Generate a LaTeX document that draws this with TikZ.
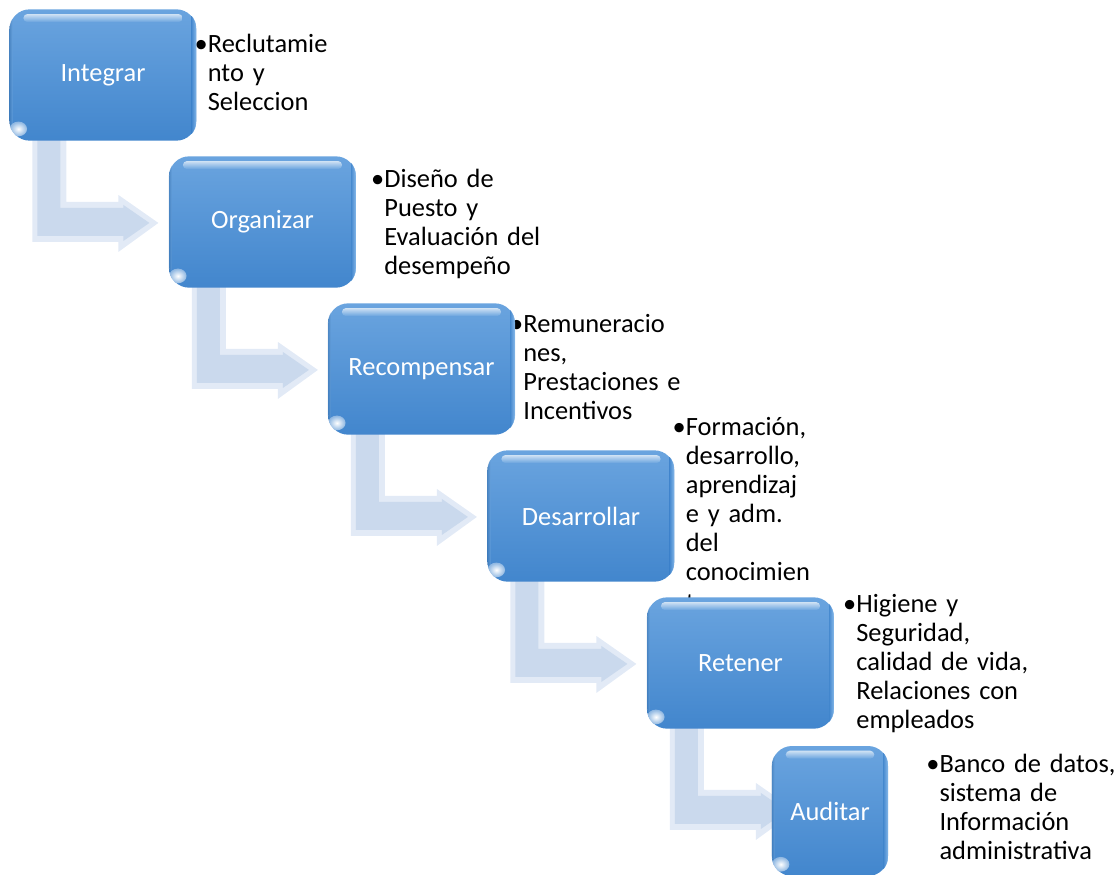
\documentclass[tikz,border=0pt]{standalone}
\usepackage{fontspec}
\setmainfont{Carlito}
\usetikzlibrary{calc}
\pgfdeclarelayer{back}
\pgfsetlayers{back,main}

\definecolor{boxtop}{RGB}{106,164,223}
\definecolor{boxbot}{RGB}{66,134,205}
\definecolor{boxrim}{RGB}{150,196,240}
\definecolor{arrowface}{RGB}{202,217,237}
\definecolor{arrowedge}{RGB}{226,234,246}

\tikzset{
  x=0.75pt, y=-0.75pt,
  stepbox/.style={rounded corners=15pt, minimum width=140pt, minimum height=98.5pt,
    top color=boxtop, bottom color=boxbot, draw=none, text=white,
    font=\fontsize{19.8}{21.75}\selectfont, inner sep=0pt},
  desc/.style={anchor=base west, inner sep=0pt, align=left, text width=240pt,
    font=\fontsize{19.8}{21.75}\selectfont, text=black},
  bentouter/.style={fill=arrowedge},
  bentinner/.style={fill=arrowface},
}

% gloss on a step box: side rims, top highlight strip and bottom-left spot
\newcommand\gloss[1]{%
  \begin{scope}
    \clip[rounded corners=15pt] (#1.south west) rectangle (#1.north east);
    \shade[left color=boxbot, right color=boxrim, opacity=0.8]
      ($(#1.north east)+(-5,0)$) rectangle (#1.south east);
    \shade[left color=boxbot!85!black, right color=boxtop, opacity=0.5]
      (#1.north west) rectangle ($(#1.south west)+(3,0)$);
    \shade[top color=white!75!boxtop, bottom color=boxtop, opacity=0.9, rounded corners=3pt]
      ($(#1.north west)+(14,5)$) rectangle ($(#1.north east)+(-14,13)$);
    \shade[inner color=white, outer color=boxbot!60!white]
      ($(#1.south west)+(9,-12)$) ellipse [x radius=6.5pt, y radius=5.5pt];
  \end{scope}
}

% bent arrow leaving the bottom of one box towards the next
\newcommand\bentarrow[1]{%
  \coordinate (o) at (#1.south west);
  \fill[bentouter] ($(o)+(23,-12)$) -- ($(o)+(57,-12)$) -- ($(o)+(57,61)$)
    -- ($(o)+(109,61)$) -- ($(o)+(109,54)$) -- ($(o)+(149,82)$)
    -- ($(o)+(109,111)$) -- ($(o)+(109,101)$) -- ($(o)+(23,101)$) -- cycle;
  \fill[bentinner] ($(o)+(28,-12)$) -- ($(o)+(51,-12)$) -- ($(o)+(51,67)$)
    -- ($(o)+(114,67)$) -- ($(o)+(114,64)$) -- ($(o)+(140,82)$)
    -- ($(o)+(114,100)$) -- ($(o)+(114,95)$) -- ($(o)+(28,95)$) -- cycle;
}

\begin{document}
\begin{tikzpicture}
\useasboundingbox (0,0) rectangle (1116,874);

% process steps
\node[stepbox] (b1) at (103,75)    {Integrar};
\node[stepbox] (b2) at (262.5,222) {Organizar};
\node[stepbox] (b3) at (421.5,369) {Recompensar};
\node[stepbox] (b4) at (581,516)   {Desarrollar};
\node[stepbox] (b5) at (740.5,663) {Retener};
\node[stepbox, minimum width=87pt, minimum height=97.5pt] (b6) at (830,811) {Auditar};

\foreach \b in {b1,b2,b3,b4,b5,b6} {\gloss{\b}}

\begin{pgfonlayer}{back}
  \foreach \b in {b1,b2,b3,b4,b5} {\bentarrow{\b}}

  \node[desc] (t1) at ($(b1.north east)+(11,43)$)
    {\llap{•}Reclutamie\\nto y\\Seleccion};
  \node[desc] (t2) at ($(b2.north east)+(28,31)$)
    {\llap{•}Diseño de\\Puesto y\\Evaluación del\\desempeño};
  \node[desc] (t3) at ($(b3.north east)+(8,29)$)
    {\llap{•}Remuneracio\\nes,\\Prestaciones e\\Incentivos};
  \node[desc] (t4) at ($(b4.north east)+(11,-15)$)
    {\llap{•}Formación,\\desarrollo,\\aprendizaj\\e y adm.\\del\\conocimien\\[2pt]to};
  \node[desc] (t5) at ($(b5.north east)+(22,15)$)
    {\llap{•}Higiene y\\Seguridad,\\calidad de vida,\\Relaciones con\\empleados};
  \node[desc] (t6) at ($(b6.north east)+(51,27)$)
    {\llap{•}Banco de datos,\\sistema de\\Información\\administrativa};
\end{pgfonlayer}
\end{tikzpicture}
\end{document}
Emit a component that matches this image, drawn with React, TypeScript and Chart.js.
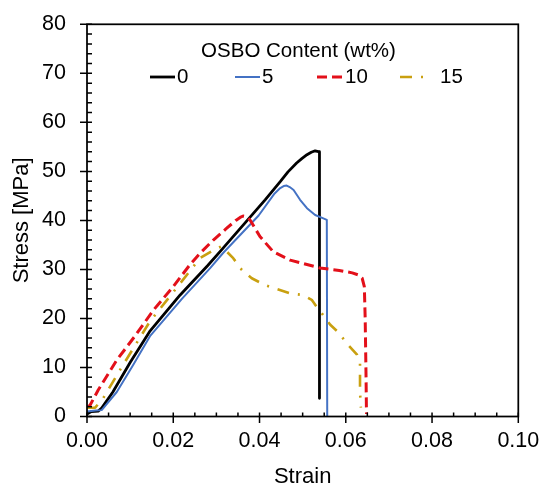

**Given instruction:** Omit the pictures and reproduce the listing exactly.

**Task answer:**
Generate a LaTeX document that draws this with TikZ.
\documentclass[tikz,border=0pt]{standalone}
\usepackage{fontspec}
\setmainfont{Carlito}
\usetikzlibrary{calc}
\pgfdeclarelayer{back}
\pgfsetlayers{back,main}

\definecolor{boxtop}{RGB}{106,164,223}
\definecolor{boxbot}{RGB}{66,134,205}
\definecolor{boxrim}{RGB}{150,196,240}
\definecolor{arrowface}{RGB}{202,217,237}
\definecolor{arrowedge}{RGB}{226,234,246}

\tikzset{
  x=0.75pt, y=-0.75pt,
  stepbox/.style={rounded corners=15pt, minimum width=140pt, minimum height=98.5pt,
    top color=boxtop, bottom color=boxbot, draw=none, text=white,
    font=\fontsize{19.8}{21.75}\selectfont, inner sep=0pt},
  desc/.style={anchor=base west, inner sep=0pt, align=left, text width=240pt,
    font=\fontsize{19.8}{21.75}\selectfont, text=black},
  bentouter/.style={fill=arrowedge},
  bentinner/.style={fill=arrowface},
}

% gloss on a step box: side rims, top highlight strip and bottom-left spot
\newcommand\gloss[1]{%
  \begin{scope}
    \clip[rounded corners=15pt] (#1.south west) rectangle (#1.north east);
    \shade[left color=boxbot, right color=boxrim, opacity=0.8]
      ($(#1.north east)+(-5,0)$) rectangle (#1.south east);
    \shade[left color=boxbot!85!black, right color=boxtop, opacity=0.5]
      (#1.north west) rectangle ($(#1.south west)+(3,0)$);
    \shade[top color=white!75!boxtop, bottom color=boxtop, opacity=0.9, rounded corners=3pt]
      ($(#1.north west)+(14,5)$) rectangle ($(#1.north east)+(-14,13)$);
    \shade[inner color=white, outer color=boxbot!60!white]
      ($(#1.south west)+(9,-12)$) ellipse [x radius=6.5pt, y radius=5.5pt];
  \end{scope}
}

% bent arrow leaving the bottom of one box towards the next
\newcommand\bentarrow[1]{%
  \coordinate (o) at (#1.south west);
  \fill[bentouter] ($(o)+(23,-12)$) -- ($(o)+(57,-12)$) -- ($(o)+(57,61)$)
    -- ($(o)+(109,61)$) -- ($(o)+(109,54)$) -- ($(o)+(149,82)$)
    -- ($(o)+(109,111)$) -- ($(o)+(109,101)$) -- ($(o)+(23,101)$) -- cycle;
  \fill[bentinner] ($(o)+(28,-12)$) -- ($(o)+(51,-12)$) -- ($(o)+(51,67)$)
    -- ($(o)+(114,67)$) -- ($(o)+(114,64)$) -- ($(o)+(140,82)$)
    -- ($(o)+(114,100)$) -- ($(o)+(114,95)$) -- ($(o)+(28,95)$) -- cycle;
}

\begin{document}
\begin{tikzpicture}
\useasboundingbox (0,0) rectangle (1116,874);

% process steps
\node[stepbox] (b1) at (103,75)    {Integrar};
\node[stepbox] (b2) at (262.5,222) {Organizar};
\node[stepbox] (b3) at (421.5,369) {Recompensar};
\node[stepbox] (b4) at (581,516)   {Desarrollar};
\node[stepbox] (b5) at (740.5,663) {Retener};
\node[stepbox, minimum width=87pt, minimum height=97.5pt] (b6) at (830,811) {Auditar};

\foreach \b in {b1,b2,b3,b4,b5,b6} {\gloss{\b}}

\begin{pgfonlayer}{back}
  \foreach \b in {b1,b2,b3,b4,b5} {\bentarrow{\b}}

  \node[desc] (t1) at ($(b1.north east)+(11,43)$)
    {\llap{•}Reclutamie\\nto y\\Seleccion};
  \node[desc] (t2) at ($(b2.north east)+(28,31)$)
    {\llap{•}Diseño de\\Puesto y\\Evaluación del\\desempeño};
  \node[desc] (t3) at ($(b3.north east)+(8,29)$)
    {\llap{•}Remuneracio\\nes,\\Prestaciones e\\Incentivos};
  \node[desc] (t4) at ($(b4.north east)+(11,-15)$)
    {\llap{•}Formación,\\desarrollo,\\aprendizaj\\e y adm.\\del\\conocimien\\[2pt]to};
  \node[desc] (t5) at ($(b5.north east)+(22,15)$)
    {\llap{•}Higiene y\\Seguridad,\\calidad de vida,\\Relaciones con\\empleados};
  \node[desc] (t6) at ($(b6.north east)+(51,27)$)
    {\llap{•}Banco de datos,\\sistema de\\Información\\administrativa};
\end{pgfonlayer}
\end{tikzpicture}
\end{document}
Emit a component that matches this image, drawn with React, TypeScript and Chart.js.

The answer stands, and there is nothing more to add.